Bisnis.com, JAKARTA – Langkah pemerintah memasukkan layer baru cukai rokok kemenyan (KLM) dengan produksi lebih dari 4 juta batang dinilai sebagai langkah adil bagi industri tersebut.
Menurut Direktur Eksekutif CORE Indonesia Mohammad Faisal, sebelumnya ada gap yang cukup dalam antara cukai rokok KLM dan rokok di sejumlah segmen lain yang lebih populer.
"Sebelumnya ada gap cukai antara rokok kemenyan dan rokok di segmen lebih populer. Kalau cukai dinaikkan, jadi lebih adil bagi pelaku industri," kata Faisal kepada Bisnis, Kamis (7/7/2022).
Mengacu kepada PMK No. 109/2022 tentang Tarif Cukai Hasil Tembakau, untuk pengusaha pabrik rokok kemenyan golongan I dikenakan cukai senilai Rp440 per batang dengan harga jual paling rendah Rp780 per batang.
Dibandingkan dengan produk jenis sigaret putih mesin (SPM) golongan I, cukai KLM di golongan yang sama sebenarnya masih jauh lebih rendah.
SPM golongan I dikenakan cukai senilai Rp1.065 per batang dengan harga jual batangan paling rendah Rp2.005.

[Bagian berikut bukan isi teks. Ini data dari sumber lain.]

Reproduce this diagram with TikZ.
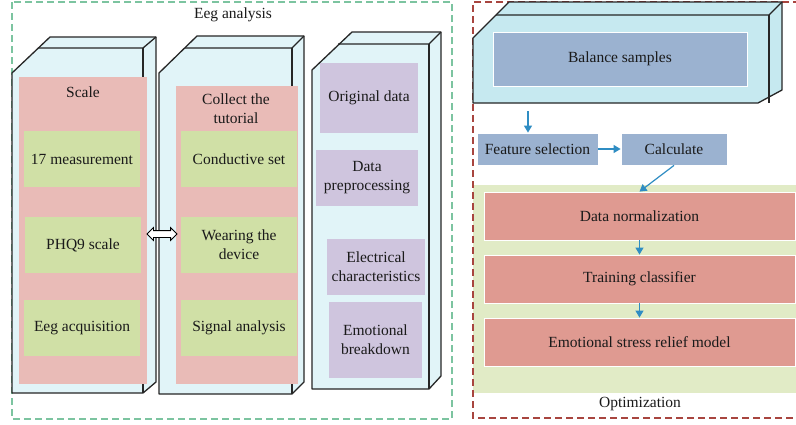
\documentclass[tikz,border=0pt]{standalone}
\usepackage{fontspec}
\setmainfont{Liberation Serif}
\usetikzlibrary{shapes.arrows,arrows.meta}
\definecolor{cubefill}{HTML}{E1F4F8}
\definecolor{cubefillb}{HTML}{C6E9F0}
\definecolor{cubeline}{HTML}{262626}
\definecolor{pinkc}{HTML}{E9BBB7}
\definecolor{greenc}{HTML}{D0E0A6}
\definecolor{purplec}{HTML}{CFC5DE}
\definecolor{bluec}{HTML}{9BB2D0}
\definecolor{redc}{HTML}{DF9A91}
\definecolor{greenbg}{HTML}{E1EBC6}
\definecolor{arrc}{HTML}{2F8DC3}
\definecolor{dashg}{HTML}{7CC4A0}
\definecolor{dashr}{HTML}{A8453F}
\definecolor{txt}{HTML}{1A1A1A}
\begin{document}
\begin{tikzpicture}[x=1pt,y=-1pt,
  font=\fontsize{15.5}{19}\selectfont, text=txt,
  cubeout/.style={draw=cubeline, line width=1.3pt, line join=round},
  cubeln/.style={draw=cubeline, line width=1.3pt},
  tbox/.style={rectangle, inner sep=0pt, align=center},
  gbox/.style={tbox, fill=greenc, minimum width=116pt, minimum height=56pt},
  pbox/.style={tbox, fill=purplec},
  bbox/.style={tbox, fill=bluec, draw=white, line width=0.8pt},
  rbox/.style={tbox, fill=redc, draw=white, line width=0.8pt, minimum width=311pt, minimum height=48pt},
  arr/.style={draw=arrc, line width=1.2pt, -{Triangle[width=8pt,length=7pt]}},
  gdash/.style={draw=dashg, line width=1.2pt, dash pattern=on 7pt off 4pt},
  rdash/.style={draw=dashr, line width=1.2pt, dash pattern=on 7pt off 4pt}]
\useasboundingbox (0,0) rectangle (796,424);
\fill[white] (0,0) rectangle (796,424);

% ---------- Eeg analysis frame ----------
\draw[gdash] (12,2) rectangle (452,419);
\node (title) at (233,15) {Eeg analysis};

% cube 1
\draw[cubeout, fill=cubefill] (12,73) -- (50,37) -- (156,37) -- (156,382) -- (143,393) -- (12,393) -- cycle;
\draw[cubeln] (38.5,48) -- (143,48) -- (156,37);
\draw[cubeln] (143,48) -- (143,393);
% cube 2
\draw[cubeout, fill=cubefill] (159,73) -- (197,36) -- (304,36) -- (304,382) -- (292,394) -- (159,394) -- cycle;
\draw[cubeln] (185,48) -- (292,48) -- (304,36);
\draw[cubeln] (292,48) -- (292,394);
% cube 3
\draw[cubeout, fill=cubefill] (312,70) -- (352,32) -- (441,32) -- (441,376) -- (429,389) -- (312,389) -- cycle;
\draw[cubeln] (338,44) -- (429,44) -- (441,32);
\draw[cubeln] (429,44) -- (429,389);

% column 1
\node[tbox, fill=pinkc, minimum width=128pt, minimum height=307pt] (scale) at (83,230.5) {};
\node (scalet) at (83,92) {Scale};
\node[gbox] (g1) at (82,159) {17 measurement};
\node[gbox] (g2) at (83,245) {PHQ9 scale};
\node[gbox] (g3) at (82,328) {Eeg acquisition};

% column 2
\node[tbox, fill=pinkc, minimum width=122pt, minimum height=298pt] (collect) at (237,235) {};
\node[align=center] (collectt) at (236,109) {Collect the\\tutorial};
\node[gbox] (h1) at (239,159) {Conductive set};
\node[gbox] (h2) at (239,245) {Wearing the\\device};
\node[gbox] (h3) at (239,328) {Signal analysis};

% double arrow
\node[double arrow, draw=black, fill=white, line width=0.8pt, minimum height=30pt,
      inner sep=3pt, double arrow head extend=3pt, double arrow head indent=0pt] (dbl) at (162,234) {};

% column 3
\node[pbox, minimum width=98pt, minimum height=70pt] (p1) at (369,98) {Original data};
\node[pbox, minimum width=102pt, minimum height=56pt] (p2) at (367,178) {Data\\preprocessing};
\node[pbox, minimum width=98pt, minimum height=56pt] (p3) at (376,267) {Electrical\\characteristics};
\node[pbox, minimum width=93pt, minimum height=76pt] (p4) at (375.5,340) {Emotional\\breakdown};

% ---------- Optimization frame ----------
\fill[greenbg] (473,185) rectangle (796,393);
\draw[rdash] (800,2) -- (473,2) -- (473,418) -- (800,418);
\node (opt) at (640,404) {Optimization};

% balance cube
\draw[cubeout, fill=cubefillb] (473,38) -- (509,2) -- (782,2) -- (782,90) -- (758,103) -- (473,103) -- cycle;
\draw[cubeln] (496,15) -- (769,15) -- (782,2);
\draw[cubeln] (769,15) -- (769,103);
\node[bbox, minimum width=254pt, minimum height=54pt] (bal) at (620,59) {Balance samples};

\node[bbox, minimum width=121pt, minimum height=32pt] (feat) at (537.5,149) {Feature selection};
\node[bbox, minimum width=106pt, minimum height=32pt] (calc) at (674,149) {Calculate};

\node[rbox] (dn) at (639.5,216) {Data normalization};
\node[rbox] (tc) at (639.5,279) {Training classifier};
\node[rbox] (esr) at (639.5,342) {Emotional stress relief model};

\coordinate (a1) at (528,111);
\draw[arr] (a1) -- (a1 |- feat.north);
\draw[arr] (feat.east) -- (calc.west);
\draw[arr] (calc.south) -- (dn.north);
\draw[arr] (dn.south) -- (tc.north);
\draw[arr] (tc.south) -- (esr.north);
\end{tikzpicture}
\end{document}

Sementara itu, untuk rokok jenis sigaret kretek mesin (SKM) golongan I dikenakan cukai Rp985 per batang dengan harga jual paling rendah Rp1.905 per batang.
Sebagai informasi, untuk jenis SKM dan SPM, pengusaha rokok golongan I merupakan pengusaha yang memproduksi lebih dari 3 miliar batang.

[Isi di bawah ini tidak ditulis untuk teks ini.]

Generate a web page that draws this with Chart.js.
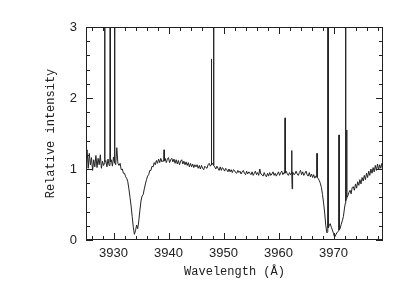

"Dengan logika keadilan itu, mestinya semua jenis rokok harus dikenakan cukai tanpa ada gap yang terlalu jauh," sambungnya.

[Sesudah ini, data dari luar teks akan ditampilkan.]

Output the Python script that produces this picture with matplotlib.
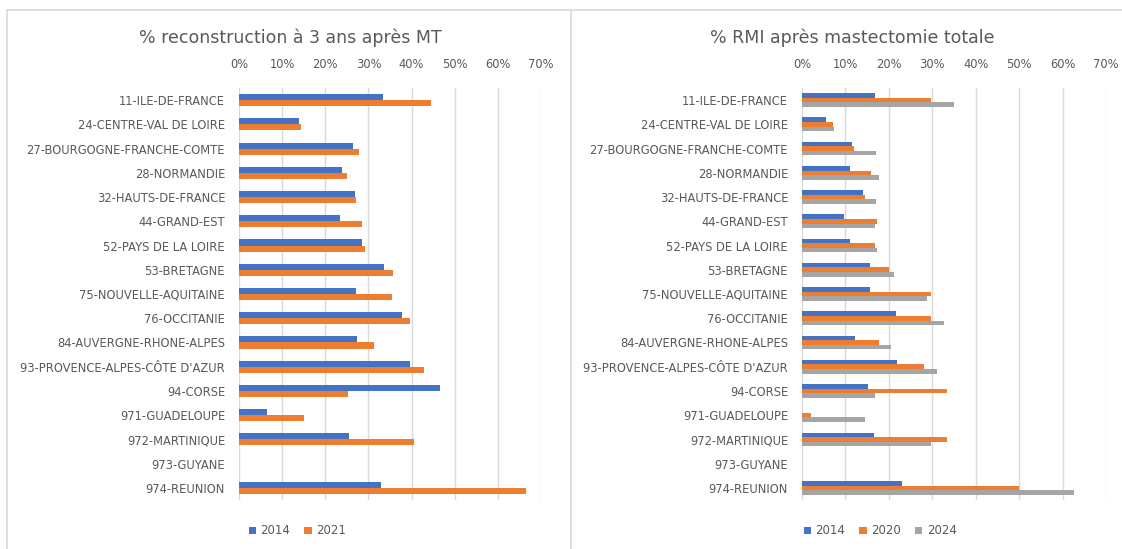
import numpy as np
import matplotlib
matplotlib.use('Agg')
import matplotlib.pyplot as plt
from matplotlib.patches import Patch
from matplotlib.lines import Line2D

regions = ['11-ILE-DE-FRANCE', '24-CENTRE-VAL DE LOIRE', '27-BOURGOGNE-FRANCHE-COMTE',
           '28-NORMANDIE', '32-HAUTS-DE-FRANCE', '44-GRAND-EST', '52-PAYS DE LA LOIRE',
           '53-BRETAGNE', '75-NOUVELLE-AQUITAINE', '76-OCCITANIE', '84-AUVERGNE-RHONE-ALPES',
           "93-PROVENCE-ALPES-CÔTE D'AZUR", '94-CORSE', '971-GUADELOUPE', '972-MARTINIQUE',
           '973-GUYANE', '974-REUNION']

# left chart: % reconstruction a 3 ans apres MT
recon_2014 = [33.3, 14.0, 26.5, 23.9, 26.8, 23.5, 28.6, 33.7, 27.1, 37.7, 27.4, 39.6, 46.6, 6.6, 25.6, 0, 32.8]
recon_2021 = [44.4, 14.4, 27.7, 25.0, 27.1, 28.6, 29.2, 35.6, 35.5, 39.6, 31.4, 42.8, 25.3, 15.0, 40.5, 0, 66.6]

# right chart: % RMI apres mastectomie totale
rmi_2014 = [16.7, 5.6, 11.4, 11.1, 14.1, 9.6, 11.1, 15.6, 15.6, 21.6, 12.1, 21.8, 15.1, 0, 16.5, 0, 23.0]
rmi_2020 = [29.6, 7.2, 11.9, 15.9, 14.5, 17.2, 16.7, 20.0, 29.7, 29.8, 17.7, 28.1, 33.4, 2.1, 33.4, 0, 49.9]
rmi_2024 = [35.1, 7.4, 17.0, 17.7, 17.0, 16.7, 17.2, 21.2, 28.8, 32.8, 20.6, 31.1, 16.7, 14.5, 29.8, 0, 62.6]

blue = '#4472C4'
orange = '#ED7D31'
gray = '#A5A5A5'
txt = '#595959'
W, H = 1122, 549

plt.rcParams['font.family'] = ['DejaVu Sans']

fig = plt.figure(figsize=(W / 100, H / 100), dpi=100)


def fx(px):
    return px / W


def fy(py):
    return 1 - py / H


def draw_panel(left_px, right_px, title, title_x, series, bar_h, leg_x):
    ax = fig.add_axes([fx(left_px), fy(500), fx(right_px - left_px), (500 - 88) / H])
    y = np.arange(len(regions))
    n = len(series)
    for i, (vals, color, label) in enumerate(series):
        off = (i - (n - 1) / 2) * bar_h
        ax.barh(y + off, np.array(vals) / 100, height=bar_h, color=color, label=label, zorder=3)
    ax.set_xlim(0, 0.7)
    ax.set_ylim(len(regions) - 0.5, -0.5)
    ax.set_xticks(np.arange(0, 0.71, 0.1))
    ax.set_xticklabels([f'{int(round(t * 100))}%' for t in np.arange(0, 0.71, 0.1)])
    ax.xaxis.tick_top()
    ax.tick_params(axis='x', length=0, pad=12, labelsize=8.3, labelcolor=txt)
    ax.set_yticks(y)
    ax.set_yticklabels(regions)
    ax.tick_params(axis='y', length=0, pad=10, labelsize=8.3, labelcolor=txt)
    ax.grid(axis='x', color='#D9D9D9', linewidth=1, zorder=0)
    for s in ax.spines.values():
        s.set_visible(False)
    fig.text(fx(title_x), fy(38), title, ha='center', va='center', fontsize=12.5, color=txt)
    handles = [Patch(facecolor=c, label=l) for _, c, l in series]
    fig.legend(handles=handles, loc='center left', bbox_to_anchor=(fx(leg_x), fy(531)),
               ncol=len(series), frameon=False, fontsize=8.5, labelcolor=txt,
               handlelength=0.6, handleheight=0.6, handletextpad=0.4, columnspacing=1.2)


draw_panel(239, 541, '% reconstruction à 3 ans après MT', 290,
           [(recon_2014, blue, '2014'), (recon_2021, orange, '2021')], 0.25, 238)
draw_panel(802, 1106, '% RMI après mastectomie totale', 852,
           [(rmi_2014, blue, '2014'), (rmi_2020, orange, '2020'), (rmi_2024, gray, '2024')], 0.19, 793)

# panel frames
frame = dict(color='#D9D9D9', linewidth=1.2, transform=fig.transFigure)
fig.add_artist(Line2D([fx(7), fx(1122)], [fy(10), fy(10)], **frame))
fig.add_artist(Line2D([fx(7), fx(7)], [fy(10), fy(549)], **frame))
fig.add_artist(Line2D([fx(571), fx(571)], [fy(10), fy(549)], **frame))

fig.savefig('out.png', dpi=100)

Namun, Faisal menilai aturan baru ini juga memberikan efek samping bagi Industri rokok. Salah satunya, menurunkan daya beli masyarakat kalangan bawah terhadap barang-barang kebutuhan lain.
"Kalau harganya naik, perokok cenderung akan mengurangi pengeluaran untuk kebutuhan yang lain demi membeli rokok. Hal ini perlu dicermati oleh pemerintah ke depan," jelasnya.